この人事部門は、1920年当時から、次のような多岐にわたる職能を必要とする部門だとされていました。(倉田, 2008)

  • 雇用管理
  • 健康と安全
  • 教育
  • 調査
  • 従業員サービス
  • 労使関係

また、当時の人事部門では、個人差を測定して職務との適合を図るためにさまざま心理学的テストを行っていましたが、現場の労働者の多くはその分析方法を知りませんでした。そのため、「人事管理者は、人々の本性や人間福祉の本質的な内容を知らなければならない」とし、専門家が必要だとしていました。(倉田, 2008)

そして、ディードとメトカーフは、そのような人事部門は独立した機能として、指揮と調整の権限が与えられるべきであるとしました。これは、科学的管理法における計画部門の失敗を繰り返さないためだと考えられます。独立した指揮権がなかった計画部門は、結果として形骸化してしまいました。

人事管理論の問題

人事部門を独立機能とし、人事に関する指揮権を与えてしまったため、経営との乖離が起きるようになってしまいました。

この点を、1950年代にドラッカーによって批判され、職能間の整合性や、経営戦略と人事との整合性の観点で問題視されるようになりました。

まとめ

産業心理学に基づき、人事管理論は、個人差を持つ人と職務の適合を図る人事管理の必要性を説きました。そして、人事管理を専門とする人事部門を各企業に創設させました。これにより、科学的管理法に欠落していた人間の主観的側面を保管することになりました。
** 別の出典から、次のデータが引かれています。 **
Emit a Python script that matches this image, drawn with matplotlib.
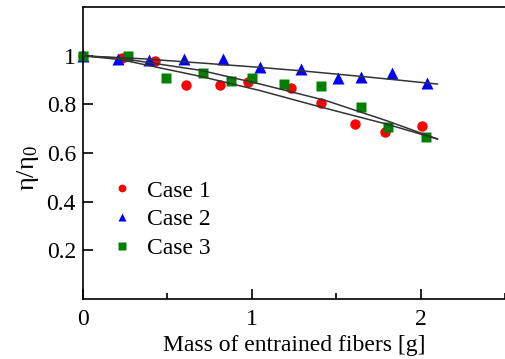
import matplotlib
matplotlib.use("Agg")
import matplotlib.pyplot as plt
from matplotlib.ticker import MultipleLocator

plt.rcParams["font.family"] = ["Liberation Serif", "DejaVu Serif"]
plt.rcParams["mathtext.fontset"] = "custom"
plt.rcParams["mathtext.rm"] = "Liberation Serif"
plt.rcParams["font.size"] = 17

# measured points
case1_x = [0.0, 0.23, 0.43, 0.61, 0.81, 0.98, 1.23, 1.41, 1.61, 1.79, 2.01]
case1_y = [1.0, 0.991, 0.979, 0.881, 0.879, 0.893, 0.867, 0.805, 0.721, 0.687, 0.712]

case2_x = [0.0, 0.21, 0.39, 0.60, 0.83, 1.05, 1.29, 1.51, 1.65, 1.83, 2.04]
case2_y = [1.0, 0.986, 0.984, 0.986, 0.986, 0.953, 0.945, 0.907, 0.911, 0.929, 0.890]

case3_x = [0.0, 0.27, 0.49, 0.71, 0.88, 1.00, 1.19, 1.41, 1.65, 1.81, 2.03]
case3_y = [1.0, 1.0, 0.908, 0.929, 0.898, 0.908, 0.884, 0.877, 0.789, 0.707, 0.668]

# fitted curves
fit1_x = [0.0, 0.22, 0.70, 1.05, 1.40, 1.80, 2.10]
fit1_y = [1.0, 0.985, 0.915, 0.857, 0.791, 0.719, 0.658]

fit2_x = [0.0, 0.35, 0.71, 1.00, 1.30, 1.70, 2.10]
fit2_y = [1.0, 0.988, 0.970, 0.955, 0.938, 0.912, 0.884]

fit3_x = [0.0, 0.22, 0.70, 1.05, 1.44, 1.80, 2.10]
fit3_y = [1.0, 0.990, 0.940, 0.884, 0.816, 0.733, 0.658]

fig = plt.figure(figsize=(5.05, 3.59), dpi=100)
ax = fig.add_axes([0.164, 0.167, 0.836, 0.813])

for fx, fy in [(fit1_x, fit1_y), (fit2_x, fit2_y), (fit3_x, fit3_y)]:
    ax.plot(fx, fy, color="#333333", lw=1.1, zorder=3)

ax.plot(case1_x, case1_y, "o", color="red", ms=7.5, mec="none", label="Case 1", zorder=2, clip_on=False)
ax.plot(case2_x, case2_y, "^", color="blue", ms=8, mec="none", label="Case 2", zorder=2, clip_on=False)
ax.plot(case3_x, case3_y, "s", color="green", ms=7, mec="none", label="Case 3", zorder=2, clip_on=False)

ax.set_xlim(0, 2.5)
ax.set_ylim(0, 1.2)
ax.set_xticks([0, 1, 2])
ax.xaxis.set_minor_locator(MultipleLocator(0.5))
ax.set_yticks([0.2, 0.4, 0.6, 0.8, 1.0])
ax.set_yticklabels(["0.2", "0.4", "0.6", "0.8", "1"])
ax.tick_params(direction="in", length=7, width=1.2, pad=5)
ax.tick_params(which="minor", direction="in", length=4, width=1.2)
ax.tick_params(axis="x", pad=7)
ax.spines["right"].set_visible(False)
for s in ["left", "bottom", "top"]:
    ax.spines[s].set_linewidth(1.2)

ax.set_xlabel("Mass of entrained fibers [g]", labelpad=4)
ax.set_ylabel(r"$\mathrm{η/η_0}$", fontsize=19)
ax.yaxis.set_label_coords(-0.098, 0.45)

ax.legend(loc="upper left", bbox_to_anchor=(0.017, 0.48), frameon=False,
          markerscale=0.75, handletextpad=0.6, labelspacing=0.3, handlelength=0.9)

fig.savefig("out.png", dpi=100)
しかし、人事部門を独立機能したため、経営管理との整合性が取れなくなってしまいました。

参考文献

  1. 森川譯雄. (2010). 人事労務管理論の史的展開と人的資源管理論. 修道商学50(2), 307-325.
  2. 倉田致知. (2008). 科学的管理法と人事管理学派における労使関係.
  3. 藤林敬三. (1927). 科学的管理法と産業心理学. 三田学会雑誌21(10), 1392-116.